◆ Dataset section ◆
* * * *

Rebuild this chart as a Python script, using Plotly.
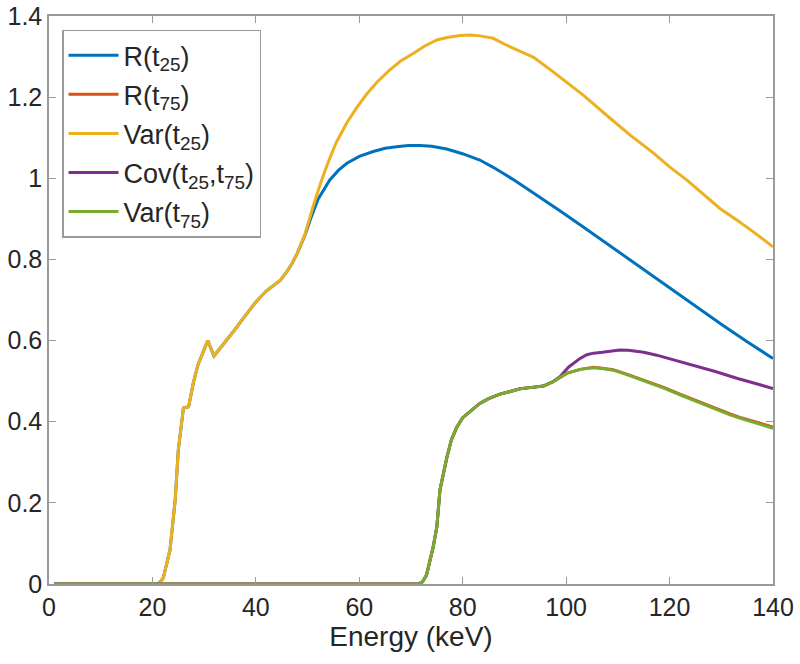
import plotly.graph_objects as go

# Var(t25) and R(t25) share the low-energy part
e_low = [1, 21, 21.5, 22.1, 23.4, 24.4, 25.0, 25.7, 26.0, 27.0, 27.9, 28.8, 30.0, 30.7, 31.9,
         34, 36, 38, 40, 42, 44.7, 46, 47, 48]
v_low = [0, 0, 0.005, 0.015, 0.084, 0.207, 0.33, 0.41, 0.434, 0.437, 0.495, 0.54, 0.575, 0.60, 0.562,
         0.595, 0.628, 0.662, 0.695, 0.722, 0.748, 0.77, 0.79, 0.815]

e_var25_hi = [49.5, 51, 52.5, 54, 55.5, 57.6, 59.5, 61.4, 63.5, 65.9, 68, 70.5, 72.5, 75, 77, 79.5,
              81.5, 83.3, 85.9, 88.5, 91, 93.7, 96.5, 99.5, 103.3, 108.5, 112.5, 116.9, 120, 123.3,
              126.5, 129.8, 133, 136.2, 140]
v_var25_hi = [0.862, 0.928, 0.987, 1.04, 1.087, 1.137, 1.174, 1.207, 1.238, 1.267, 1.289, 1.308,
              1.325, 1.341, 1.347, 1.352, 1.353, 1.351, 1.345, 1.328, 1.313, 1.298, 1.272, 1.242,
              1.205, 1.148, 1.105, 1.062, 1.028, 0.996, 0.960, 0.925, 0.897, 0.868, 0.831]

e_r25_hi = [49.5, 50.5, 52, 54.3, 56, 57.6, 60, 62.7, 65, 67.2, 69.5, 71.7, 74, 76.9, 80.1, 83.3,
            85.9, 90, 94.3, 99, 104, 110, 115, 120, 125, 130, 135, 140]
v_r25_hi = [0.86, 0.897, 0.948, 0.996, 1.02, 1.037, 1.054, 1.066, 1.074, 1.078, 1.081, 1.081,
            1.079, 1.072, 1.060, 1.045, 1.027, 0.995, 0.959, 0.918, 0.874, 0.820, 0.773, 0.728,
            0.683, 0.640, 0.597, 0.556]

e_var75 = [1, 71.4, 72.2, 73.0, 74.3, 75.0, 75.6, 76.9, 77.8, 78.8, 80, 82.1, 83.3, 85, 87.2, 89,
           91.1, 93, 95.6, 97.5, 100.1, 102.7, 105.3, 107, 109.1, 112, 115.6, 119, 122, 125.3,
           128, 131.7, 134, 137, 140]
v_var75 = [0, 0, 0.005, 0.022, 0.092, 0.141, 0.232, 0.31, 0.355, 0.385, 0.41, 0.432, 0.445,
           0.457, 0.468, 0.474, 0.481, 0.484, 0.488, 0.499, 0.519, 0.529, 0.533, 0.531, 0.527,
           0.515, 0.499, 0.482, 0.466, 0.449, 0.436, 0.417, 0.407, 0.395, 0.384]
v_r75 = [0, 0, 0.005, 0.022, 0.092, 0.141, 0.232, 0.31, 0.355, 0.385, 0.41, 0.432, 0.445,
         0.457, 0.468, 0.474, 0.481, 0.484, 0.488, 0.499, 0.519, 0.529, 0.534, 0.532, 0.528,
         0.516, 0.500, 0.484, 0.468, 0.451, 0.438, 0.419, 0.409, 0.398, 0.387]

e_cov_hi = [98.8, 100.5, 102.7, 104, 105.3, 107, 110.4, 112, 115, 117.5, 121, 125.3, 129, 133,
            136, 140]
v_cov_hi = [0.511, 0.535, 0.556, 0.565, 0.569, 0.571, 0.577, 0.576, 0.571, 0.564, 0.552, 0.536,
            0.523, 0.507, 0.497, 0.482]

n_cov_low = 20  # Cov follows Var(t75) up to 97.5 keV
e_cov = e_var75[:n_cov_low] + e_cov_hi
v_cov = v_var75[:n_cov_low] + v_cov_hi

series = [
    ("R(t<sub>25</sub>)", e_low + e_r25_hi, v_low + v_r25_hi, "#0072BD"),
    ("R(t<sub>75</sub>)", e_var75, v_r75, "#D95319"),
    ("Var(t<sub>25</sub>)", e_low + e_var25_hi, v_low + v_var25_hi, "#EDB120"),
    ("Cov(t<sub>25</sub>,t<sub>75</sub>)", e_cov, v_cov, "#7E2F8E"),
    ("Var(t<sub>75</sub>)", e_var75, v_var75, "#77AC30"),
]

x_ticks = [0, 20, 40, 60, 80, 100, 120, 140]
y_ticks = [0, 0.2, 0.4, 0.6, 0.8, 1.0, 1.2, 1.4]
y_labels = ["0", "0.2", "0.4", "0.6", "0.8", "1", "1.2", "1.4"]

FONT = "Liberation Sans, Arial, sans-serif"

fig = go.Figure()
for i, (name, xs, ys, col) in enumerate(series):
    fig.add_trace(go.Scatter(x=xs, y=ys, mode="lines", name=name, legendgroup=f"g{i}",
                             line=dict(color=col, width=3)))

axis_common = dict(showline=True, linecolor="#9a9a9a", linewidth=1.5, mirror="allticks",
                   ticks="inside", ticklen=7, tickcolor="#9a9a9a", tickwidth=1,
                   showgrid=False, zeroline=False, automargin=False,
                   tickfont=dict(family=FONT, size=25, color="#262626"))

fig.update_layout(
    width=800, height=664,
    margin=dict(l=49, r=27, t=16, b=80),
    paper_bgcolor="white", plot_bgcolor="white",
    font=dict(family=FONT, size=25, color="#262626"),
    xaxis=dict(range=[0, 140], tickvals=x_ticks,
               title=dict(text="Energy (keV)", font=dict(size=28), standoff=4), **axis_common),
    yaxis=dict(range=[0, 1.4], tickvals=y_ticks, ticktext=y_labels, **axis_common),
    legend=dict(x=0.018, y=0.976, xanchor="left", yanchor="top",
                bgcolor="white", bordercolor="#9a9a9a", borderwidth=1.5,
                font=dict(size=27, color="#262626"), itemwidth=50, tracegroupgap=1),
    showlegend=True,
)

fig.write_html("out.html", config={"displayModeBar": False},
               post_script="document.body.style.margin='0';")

* * * *

◆ Task requirements ◆
Repeat only what lies between the start of the data and the end of the line containing "0.595, 0.628, 0.662, 0.695, 0.722, 0.748, 0.77, 0.79, 0.815]", exactly, with pictures left out.

◆ Task output ◆
Rebuild this chart as a Python script, using Plotly.
import plotly.graph_objects as go

# Var(t25) and R(t25) share the low-energy part
e_low = [1, 21, 21.5, 22.1, 23.4, 24.4, 25.0, 25.7, 26.0, 27.0, 27.9, 28.8, 30.0, 30.7, 31.9,
         34, 36, 38, 40, 42, 44.7, 46, 47, 48]
v_low = [0, 0, 0.005, 0.015, 0.084, 0.207, 0.33, 0.41, 0.434, 0.437, 0.495, 0.54, 0.575, 0.60, 0.562,
         0.595, 0.628, 0.662, 0.695, 0.722, 0.748, 0.77, 0.79, 0.815]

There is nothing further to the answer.